Designing Sieve of Eratosthenes Algorithm for Distributed Memory Systems, Parallel Computing, Feb ‘18 - Mar ‘18
Designing Word Document Index for Distributed Memory Systems, Parallel Computing, Feb ‘18 - Mar ‘18
- Design Word Document Index Creation for Shared Memory Systems, Parallel Computing, Jan ‘18 - Feb ‘18
- Designed a PRAM algorithm for document index creation using OpenMP in C++ for a UNIX based file system.
- Developed a scalable divide and conquer algorithm on a file system with up to 160,000 files.
- Reduced time taken to create an index from 43 seconds on 1 CPU core to 9 seconds on 32 CPU cores.
- Implement and Validate “AnyDBC” Algorithm (a variant of DBSCAN), Parallel Computing, Jun ‘17 - Jul ‘17
- Implemented AnyDBC sequential algorithm in C++ to compare its execution time results against those of DBSCAN.
- The algorithm performs fewer range queries compared to DBSCAN and produces an approximate result quickly and improves the result over time until the correct solution is obtained.
- Night Canteen Data Analysis, Data Mining, Nov ‘17 - Dec ‘17
- Given a dataset comprising of all transactions that happened at the Night Canteen analysed the data using Data Mining techniques and also draw inferences on the dataset.

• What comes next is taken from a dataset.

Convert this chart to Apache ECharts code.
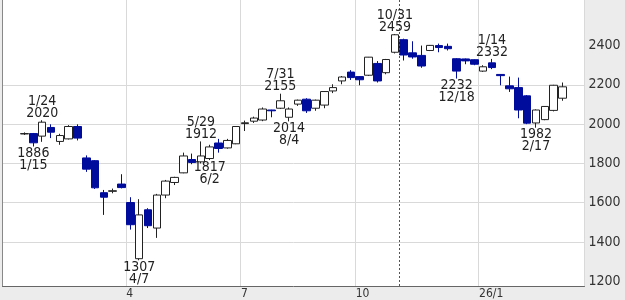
<!DOCTYPE html>
<html>
<head>
<meta charset="utf-8">
<script src="https://cdn.jsdelivr.net/npm/echarts@6/dist/echarts.min.js"></script>
<style>
html,body{margin:0;padding:0;background:#ececec;}
#chart{width:625px;height:300px;}
</style>
</head>
<body>
<div id="chart"></div>
<script>
// Weekly categories (week starting Monday); first two and last two are empty padding weeks
const weeks = [
 '2024-12-23','2024-12-30',
 '2025-01-06','2025-01-13','2025-01-20','2025-01-27','2025-02-03','2025-02-10','2025-02-17','2025-02-24',
 '2025-03-03','2025-03-10','2025-03-17','2025-03-24','2025-03-31','2025-04-07','2025-04-14','2025-04-21',
 '2025-04-28','2025-05-05','2025-05-12','2025-05-19','2025-05-26','2025-06-02','2025-06-09','2025-06-16',
 '2025-06-23','2025-06-30','2025-07-07','2025-07-14','2025-07-21','2025-07-28','2025-08-04','2025-08-11',
 '2025-08-18','2025-08-25','2025-09-01','2025-09-08','2025-09-15','2025-09-22','2025-09-29','2025-10-06',
 '2025-10-13','2025-10-20','2025-10-27','2025-11-03','2025-11-10','2025-11-17','2025-11-24','2025-12-01',
 '2025-12-08','2025-12-15','2025-12-22','2025-12-29','2026-01-05','2026-01-12','2026-01-19','2026-01-26',
 '2026-02-02','2026-02-09','2026-02-16','2026-02-23','2026-03-02','2026-03-09',
 '2026-03-16','2026-03-23'
];
const openV = [null,null,
 1950,1952,1939,1983,1912,1925,1988,1828,
 1814,1651,1658,1695,1601,1315,1564,1471,
 1639,1703,1752,1820,1808,1825,1904,1879,
 1900,2003,2015,2021,2072,2081,2035,2102,
 2127,2081,2097,2169,2220,2265,2242,2249,
 2309,2262,2366,2430,2363,2350,2375,2400,
 2396,2333,2332,2328,2270,2312,2253,2195,
 2186,2144,2006,2023,2070,2132,
 null,null];
const closeV = [null,null,
 1952,1905,2010,1959,1942,1988,1929,1771,
 1676,1628,1661,1677,1488,1538,1483,1639,
 1710,1729,1838,1805,1838,1884,1876,1917,
 1988,2007,2031,2077,2068,2119,2077,2122,
 2068,2122,2166,2186,2240,2237,2226,2341,
 2220,2329,2455,2352,2342,2296,2401,2390,
 2384,2270,2322,2305,2292,2288,2247,2180,
 2072,2005,2072,2090,2198,2190,
 null,null];
const lowV = [null,null,
 1945,1886,1910,1929,1895,1922,1917,1757,
 1670,1538,1648,1673,1463,1307,1471,1421,
 1623,1690,1750,1796,1800,1817,1855,1875,
 1898,1965,2006,2015,2035,2077,2014,2093,
 2057,2068,2081,2158,2203,2225,2198,2245,
 2212,2254,2360,2324,2333,2287,2372,2366,
 2375,2232,2305,2300,2266,2280,2198,2164,
 2030,2000,1982,2020,2065,2119,
 null,null];
const highV = [null,null,
 1958,1955,2020,1999,1951,1995,1999,1841,
 1817,1665,1672,1745,1628,1618,1572,1645,
 1716,1732,1855,1850,1912,1895,1925,1925,
 1990,2018,2038,2085,2073,2155,2085,2125,
 2132,2125,2168,2203,2245,2275,2245,2342,
 2321,2332,2459,2435,2422,2400,2403,2410,
 2410,2336,2334,2330,2300,2332,2254,2242,
 2237,2148,2075,2092,2200,2212,
 null,null];

// Y axis ticks and extent
const yTicks = [1200,1400,1600,1800,2000,2200,2400];
const yMin = 1176, yMax = 2632;

// X axis month labels (week where label is placed)
const xTickWeeks = ['2025-03-31','2025-06-30','2025-09-29','2026-01-05'];
const xTickLabels = ['4','7','10','26/1'];

// Annotations
const highNotes = [
 {week:'2025-01-20', date:'1/24', value:2020},
 {week:'2025-05-26', date:'5/29', value:1912},
 {week:'2025-07-28', date:'7/31', value:2155},
 {week:'2025-10-27', date:'10/31', value:2459},
 {week:'2026-01-12', date:'1/14', value:2332}
];
const lowNotes = [
 {week:'2025-01-13', date:'1/15', value:1886},
 {week:'2025-04-07', date:'4/7', value:1307},
 {week:'2025-06-02', date:'6/2', value:1817},
 {week:'2025-08-04', date:'8/4', value:2014},
 {week:'2025-12-15', date:'12/18', value:2232},
 {week:'2026-02-16', date:'2/17', value:1982}
];
// dotted divider placed at the start of this week
const dividerWeek = '2025-11-03';

const FONT = '"Liberation Sans Narrow","DejaVu Sans Condensed",sans-serif';
const UP = '#ffffff', UPB = '#222222', DN = '#000c9c';

const ohlc = weeks.map((w,i)=> openV[i]==null ? '-' : [openV[i], closeV[i], lowV[i], highV[i]]);
const tickIdx = new Set(xTickWeeks.map(w=>weeks.indexOf(w)));
const tickMap = {}; xTickWeeks.forEach((w,i)=>tickMap[w]=xTickLabels[i]);

const noteLabel = (pos) => ({
  show:true, position:pos, distance:1, color:'#222',
  fontFamily:FONT, fontSize:14, lineHeight:12, align:'center'
});
const markData = [
  ...highNotes.map(n=>({coord:[n.week,n.value], value:n.value,
     label:Object.assign(noteLabel('top'),{formatter: n.date+'\n'+n.value})})),
  ...lowNotes.map(n=>({coord:[n.week,n.value], value:n.value,
     label:Object.assign(noteLabel('bottom'),{formatter: n.value+'\n'+n.date})}))
];

const chart = echarts.init(document.getElementById('chart'), null, {renderer:'canvas'});
chart.setOption({
  animation:false,
  backgroundColor:'#ececec',
  grid:{left:2.5, right:40.5, top:0, bottom:11.5, show:true, backgroundColor:'#ffffff', borderWidth:0},
  xAxis:[{
    type:'category', data:weeks, boundaryGap:true,
    axisLine:{show:true, lineStyle:{color:'#666', width:1}},
    axisTick:{show:false},
    axisLabel:{
      interval:(i)=>tickIdx.has(i), formatter:(v)=>tickMap[v]||'',
      color:'#333', fontFamily:FONT, fontSize:12, margin:2, align:'left', padding:[0,0,0,-4]
    },
    splitLine:{show:true, interval:(i)=>tickIdx.has(i), lineStyle:{color:'#d9d9d9', width:1}}
  },{
    type:'value', min:0, max:weeks.length, show:false
  }],
  yAxis:[{
    type:'value', position:'right', min:yMin, max:yMax, splitNumber:7,
    axisLine:{show:true, lineStyle:{color:'#888'}},
    axisTick:{show:false, customValues:yTicks},
    axisLabel:{customValues:yTicks, color:'#333', fontFamily:FONT, fontSize:14, margin:4,
      formatter:(v)=> yTicks.indexOf(v)>=0 ? String(v) : ''},
    splitLine:{show:true, showMinLine:false, showMaxLine:false, lineStyle:{color:'#d9d9d9', width:1}}
  },{
    type:'value', position:'left', min:yMin, max:yMax,
    axisLine:{show:true, lineStyle:{color:'#888'}},
    axisTick:{show:false}, axisLabel:{show:false}, splitLine:{show:false}
  }],
  series:[{
    type:'candlestick', data:ohlc, xAxisIndex:0, yAxisIndex:0,
    barWidth:8,
    itemStyle:{color:UP, borderColor:UPB, color0:DN, borderColor0:DN, borderColorDoji:UPB, borderWidth:1},
    markPoint:{symbol:'circle', symbolSize:0, silent:true, itemStyle:{color:'transparent'}, data:markData}
  },{
    type:'line', data:[], xAxisIndex:1, yAxisIndex:0, silent:true,
    markLine:{symbol:'none', silent:true, label:{show:false},
      lineStyle:{type:[2,2], color:'#555', width:1},
      data:[{xAxis: weeks.indexOf(dividerWeek)}]}
  }]
});
</script>
</body>
</html>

- Proposed questions that can be answered using Data Mining techniques.
- Analysis of Rank-Indexed Hashing, Data Structures and Algorithms, Nov ‘17 - Dec ‘17
- Analysis of the research paper: “Rank-Indexed Hashing: A Compact Construction of Bloom Filters and Variants”. The paper describes a new hash table which performs similar to a counting bloom filter while using lesser space.
- The analysis includes explaining rank indexed hashing, pseudo codes for insert, find, time and space complexity analysis and advantages, limitations and its applications.
- Microprocessor: Design and Simulation, Microprocessors and Interfacing, Mar ‘17 - Apr ‘17
- Designed a microprocessor for an automatic washing machine using the 80x86 processor.
- Designed and simulated the circuit on Proteus with assembly code written in MASM.